Insider administration

The objective and key principles followed in Nordea’s inves­tor communications and the publication of financial reporting are described in Nordea’s Disclosure Policy. The Disclosure Policy also describes the disclosure, dissemination and storage of the information within the scope of the disclosure obligation as prescribed by rules and regulations. The Disclosure Policy has been approved by the Board and is available on 

Insider administration is organised in accordance with the EU Market Abuse Regulation No 596/2014 (MAR) and supple­menting legislation as well as applicable national level laws and guidance from financial supervisory authorities. Nordea instructions for employees to facilitate their compliance with these rules and to ensure that inside information is identified and handled appropriately at all times.  

Insiders are identified on a case-by-case basis whenever inside information is detected and are subsequently regis­tered in a related insider register. All persons identified and registered as insiders are notified of their insider status and the restrictions and obligations that apply to them, including the prohibition against dealing in the financial instrument(s) to which the inside information relates until that information is made public or otherwise no longer deemed to be inside information and the insider register is closed.

The responsibilities of Nordea’s insider administration also include (i) training and providing information to employees who are exposed to inside information to make sure that they are aware of the restrictions and obligations that apply to them as insiders, (ii) setting up and maintaining insider registers and (iii) monitoring compliance with the insider rules. 

The rules are put in place to mitigate the risk of insider dealing and other forms of market abuse, and the overall responsibility for making sure that a high level of knowledge of and compliance with these rules is maintained lies with Group Compliance. 

The Company has identified the members of the Board and the GLT as well as the Chief Audit Executive as persons discharging managerial responsibilities (as defined by MAR) who, along with persons closely associated with them, are required to notify the Company and the relevant financial supervisory authority of any transaction in financial instru­ments issued by Nordea, executed on their account or on their behalf. The Company discloses such reported transactions to the market through stock exchange releases. In addition to this reporting duty, persons discharging managerial responsi­bilities are prohibited from trading in financial instruments issued by Nordea during a period of 30 calendar days prior to (and including) the date of the publication of a Nordea Group interim financial report, half-year report or year-end report and whenever such persons are in possession of inside infor­mation regarding Nordea. 
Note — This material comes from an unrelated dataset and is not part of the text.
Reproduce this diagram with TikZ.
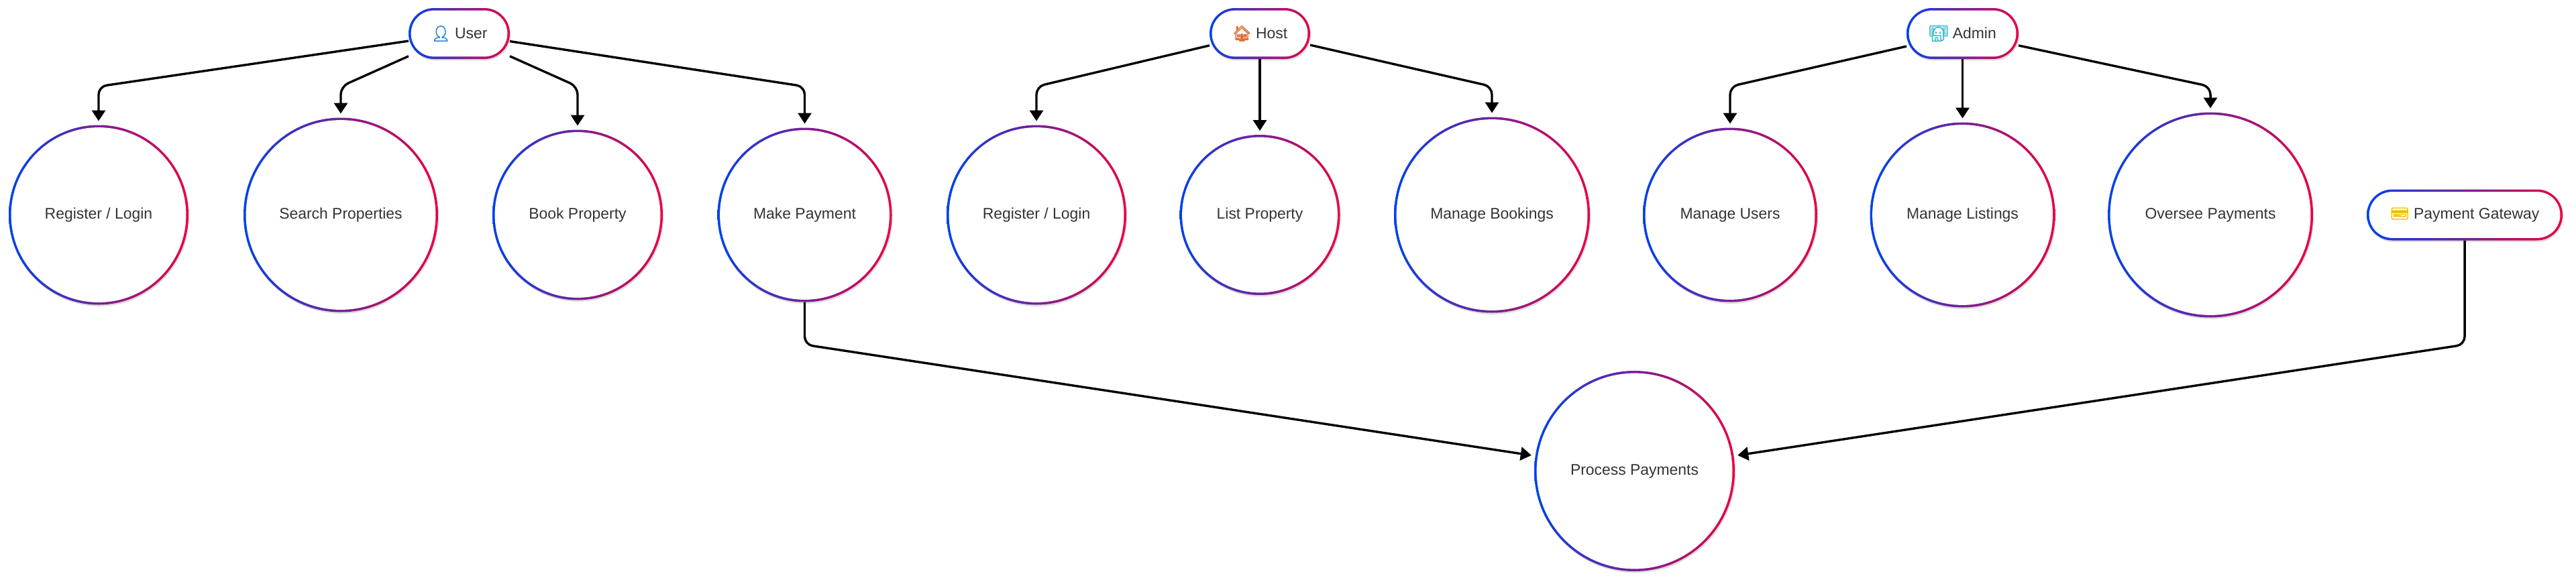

For employees who participate in providing investment services or advice to customers, the Company also applies Group-wide internal trading restrictions and transaction reporting obligations that are based on the trading rules established by, among others, Finance Finland, the Swedish Securities Markets Association and the Swedish Investment Fund Association. Furthermore, in the capacity of a company licensed to provide investment services and as a fund management company, the Company and its subsidiary Nordea Funds Ltd, respectively, maintain insider registers of persons who are classified as “public insiders” pursuant to the Finnish Act on Investment Services and the Finnish Act on Mutual Funds. The holdings of securities listed in Finland of such per­sons are public information and uploaded to the public insid­er register kept by Euroclear Finland Ltd. The register of hold­ers of units in funds managed by Nordea Funds Ltd is also available for viewing at Nordea Funds Ltd.